Exercise description:
Write out the material exactly, without any of its pictures.

· · · ·

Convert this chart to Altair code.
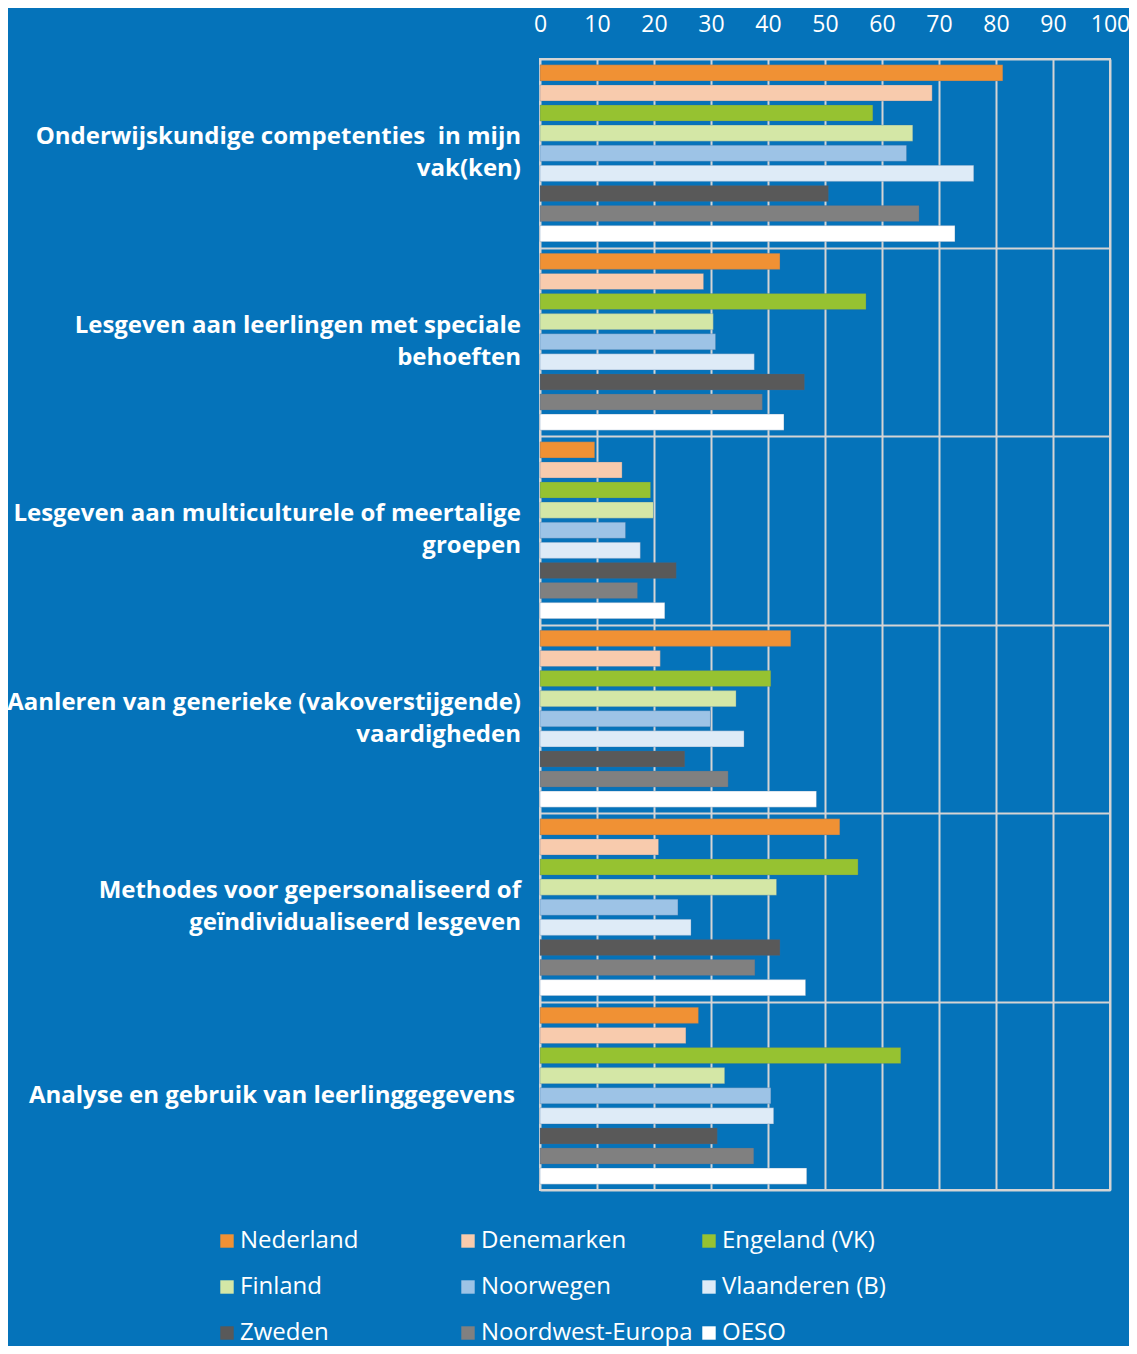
import altair as alt
import pandas as pd

categories = ["cat1", "cat2", "cat3", "cat4", "cat5", "cat6"]
label_line1 = [
    "Onderwijskundige competenties\u00a0\u00a0in mijn",
    "Lesgeven aan leerlingen met speciale",
    "Lesgeven aan multiculturele of meertalige",
    "Aanleren van generieke (vakoverstijgende)",
    "Methodes voor gepersonaliseerd of",
    "Analyse en gebruik van leerlinggegevens",
]
label_line2 = [
    "vak(ken)",
    "behoeften",
    "groepen",
    "vaardigheden",
    "geïndividualiseerd lesgeven",
    "",
]
series = ["Nederland", "Denemarken", "Engeland (VK)", "Finland", "Noorwegen",
          "Vlaanderen (B)", "Zweden", "Noordwest-Europa", "OESO"]
colors = ["#F09134", "#F8CBAD", "#96C231", "#D4E7A6", "#9DC3E6",
          "#DEEBF7", "#595959", "#808080", "#FFFFFF"]

nederland = [81.2, 42.1, 9.6, 44.0, 52.6, 27.8]
denemarken = [68.8, 28.7, 14.4, 21.1, 20.8, 25.6]
engeland = [58.4, 57.2, 19.4, 40.5, 55.8, 63.3]
finland = [65.4, 30.4, 19.9, 34.4, 41.5, 32.4]
noorwegen = [64.3, 30.8, 15.0, 29.9, 24.2, 40.5]
vlaanderen = [76.1, 37.6, 17.6, 35.8, 26.5, 41.0]
zweden = [50.6, 46.4, 23.9, 25.4, 42.1, 31.1]
nw_europa = [66.5, 39.0, 17.1, 33.0, 37.7, 37.5]
oeso = [72.8, 42.8, 21.9, 48.5, 46.6, 46.8]

values = [nederland, denemarken, engeland, finland, noorwegen,
          vlaanderen, zweden, nw_europa, oeso]

rows = []
for s, vals in zip(series, values):
    for c, v in zip(categories, vals):
        rows.append({"categorie": c, "land": s, "waarde": v})
df = pd.DataFrame(rows)

labels_df = pd.DataFrame({"categorie": categories, "l1": label_line1, "l2": label_line2})
labels_df["twee"] = labels_df["l2"] != ""

# legend is filled column by column: reorder so rows read like the reference
legend_idx = [0, 3, 6, 1, 4, 7, 2, 5, 8]
legend_domain = [series[i] for i in legend_idx]
legend_range = [colors[i] for i in legend_idx]

FONT = "Open Sans"
BG = "#0573BA"
GRID = "#D4D4D4"

y_enc = alt.Y("categorie:N", sort=categories,
              scale=alt.Scale(paddingInner=0, paddingOuter=0),
              axis=alt.Axis(title=None, labels=False, grid=True, gridColor=GRID,
                            gridWidth=2, tickBand="extent", ticks=False, domain=False))

bars = alt.Chart(df).mark_bar(stroke="#3A6FA0", strokeWidth=0.6, strokeOpacity=0.5).encode(
    x=alt.X("waarde:Q",
            scale=alt.Scale(domain=[0, 100], nice=False, zero=True),
            axis=alt.Axis(orient="top", values=list(range(0, 101, 10)), title=None,
                          grid=True, gridColor=GRID, gridWidth=2, gridOpacity=1,
                          ticks=False, tickSize=0, domain=False,
                          labelColor="white", labelFont=FONT, labelFontSize=23,
                          labelPadding=23, labelFlush=False)),
    y=y_enc,
    yOffset=alt.YOffset("land:N", sort=series,
                        scale=alt.Scale(paddingInner=0.2, paddingOuter=0.29)),
    color=alt.Color("land:N", sort=legend_domain,
                    scale=alt.Scale(domain=legend_domain, range=legend_range),
                    legend=alt.Legend(title=None, orient="none", legendX=-325, legendY=1170,
                                      columns=3, gridAlign="all", columnPadding=4,
                                      rowPadding=22, symbolType="square", symbolSize=180,
                                      symbolStrokeWidth=0, symbolOffset=0,
                                      labelColor="white", labelFont=FONT, labelFontSize=24,
                                      labelOffset=1, labelLimit=400)),
)

text_props = dict(align="right", baseline="middle", font=FONT, fontSize=24,
                  fontWeight="bold", color="white")

lab_base = alt.Chart(labels_df)
first_two = lab_base.transform_filter("datum.twee").mark_text(dy=-16, **text_props).encode(
    y=y_enc, x=alt.value(-19), text="l1:N")
second_two = lab_base.transform_filter("datum.twee").mark_text(dy=16, **text_props).encode(
    y=y_enc, x=alt.value(-19), text="l2:N")
single = lab_base.transform_filter("!datum.twee").mark_text(**text_props).encode(
    y=y_enc, x=alt.value(-25), text="l1:N")

chart = alt.layer(bars, first_two, second_two, single).properties(
    width=570, height=1131,
    background=BG,
    padding={"left": 532, "top": 51, "right": 19, "bottom": 156},
    autosize=alt.AutoSizeParams(type="none"),
).configure_view(stroke=GRID, strokeWidth=2)

chart.save("out.html", embed_options={"renderer": "svg", "actions": False})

· · · ·

Complete output:
Convert this chart to Altair code.
import altair as alt
import pandas as pd

categories = ["cat1", "cat2", "cat3", "cat4", "cat5", "cat6"]
label_line1 = [
    "Onderwijskundige competenties\u00a0\u00a0in mijn",
    "Lesgeven aan leerlingen met speciale",
    "Lesgeven aan multiculturele of meertalige",
    "Aanleren van generieke (vakoverstijgende)",
    "Methodes voor gepersonaliseerd of",
    "Analyse en gebruik van leerlinggegevens",
]
label_line2 = [
    "vak(ken)",
    "behoeften",
    "groepen",
    "vaardigheden",
    "geïndividualiseerd lesgeven",
    "",
]
series = ["Nederland", "Denemarken", "Engeland (VK)", "Finland", "Noorwegen",
          "Vlaanderen (B)", "Zweden", "Noordwest-Europa", "OESO"]
colors = ["#F09134", "#F8CBAD", "#96C231", "#D4E7A6", "#9DC3E6",
          "#DEEBF7", "#595959", "#808080", "#FFFFFF"]

nederland = [81.2, 42.1, 9.6, 44.0, 52.6, 27.8]
denemarken = [68.8, 28.7, 14.4, 21.1, 20.8, 25.6]
engeland = [58.4, 57.2, 19.4, 40.5, 55.8, 63.3]
finland = [65.4, 30.4, 19.9, 34.4, 41.5, 32.4]
noorwegen = [64.3, 30.8, 15.0, 29.9, 24.2, 40.5]
vlaanderen = [76.1, 37.6, 17.6, 35.8, 26.5, 41.0]
zweden = [50.6, 46.4, 23.9, 25.4, 42.1, 31.1]
nw_europa = [66.5, 39.0, 17.1, 33.0, 37.7, 37.5]
oeso = [72.8, 42.8, 21.9, 48.5, 46.6, 46.8]

values = [nederland, denemarken, engeland, finland, noorwegen,
          vlaanderen, zweden, nw_europa, oeso]

rows = []
for s, vals in zip(series, values):
    for c, v in zip(categories, vals):
        rows.append({"categorie": c, "land": s, "waarde": v})
df = pd.DataFrame(rows)

labels_df = pd.DataFrame({"categorie": categories, "l1": label_line1, "l2": label_line2})
labels_df["twee"] = labels_df["l2"] != ""

# legend is filled column by column: reorder so rows read like the reference
legend_idx = [0, 3, 6, 1, 4, 7, 2, 5, 8]
legend_domain = [series[i] for i in legend_idx]
legend_range = [colors[i] for i in legend_idx]

FONT = "Open Sans"
BG = "#0573BA"
GRID = "#D4D4D4"

y_enc = alt.Y("categorie:N", sort=categories,
              scale=alt.Scale(paddingInner=0, paddingOuter=0),
              axis=alt.Axis(title=None, labels=False, grid=True, gridColor=GRID,
                            gridWidth=2, tickBand="extent", ticks=False, domain=False))

bars = alt.Chart(df).mark_bar(stroke="#3A6FA0", strokeWidth=0.6, strokeOpacity=0.5).encode(
    x=alt.X("waarde:Q",
            scale=alt.Scale(domain=[0, 100], nice=False, zero=True),
            axis=alt.Axis(orient="top", values=list(range(0, 101, 10)), title=None,
                          grid=True, gridColor=GRID, gridWidth=2, gridOpacity=1,
                          ticks=False, tickSize=0, domain=False,
                          labelColor="white", labelFont=FONT, labelFontSize=23,
                          labelPadding=23, labelFlush=False)),
    y=y_enc,
    yOffset=alt.YOffset("land:N", sort=series,
                        scale=alt.Scale(paddingInner=0.2, paddingOuter=0.29)),
    color=alt.Color("land:N", sort=legend_domain,
                    scale=alt.Scale(domain=legend_domain, range=legend_range),
                    legend=alt.Legend(title=None, orient="none", legendX=-325, legendY=1170,
                                      columns=3, gridAlign="all", columnPadding=4,
                                      rowPadding=22, symbolType="square", symbolSize=180,
                                      symbolStrokeWidth=0, symbolOffset=0,
                                      labelColor="white", labelFont=FONT, labelFontSize=24,
                                      labelOffset=1, labelLimit=400)),
)

text_props = dict(align="right", baseline="middle", font=FONT, fontSize=24,
                  fontWeight="bold", color="white")

lab_base = alt.Chart(labels_df)
first_two = lab_base.transform_filter("datum.twee").mark_text(dy=-16, **text_props).encode(
    y=y_enc, x=alt.value(-19), text="l1:N")
second_two = lab_base.transform_filter("datum.twee").mark_text(dy=16, **text_props).encode(
    y=y_enc, x=alt.value(-19), text="l2:N")
single = lab_base.transform_filter("!datum.twee").mark_text(**text_props).encode(
    y=y_enc, x=alt.value(-25), text="l1:N")

chart = alt.layer(bars, first_two, second_two, single).properties(
    width=570, height=1131,
    background=BG,
    padding={"left": 532, "top": 51, "right": 19, "bottom": 156},
    autosize=alt.AutoSizeParams(type="none"),
).configure_view(stroke=GRID, strokeWidth=2)

chart.save("out.html", embed_options={"renderer": "svg", "actions": False})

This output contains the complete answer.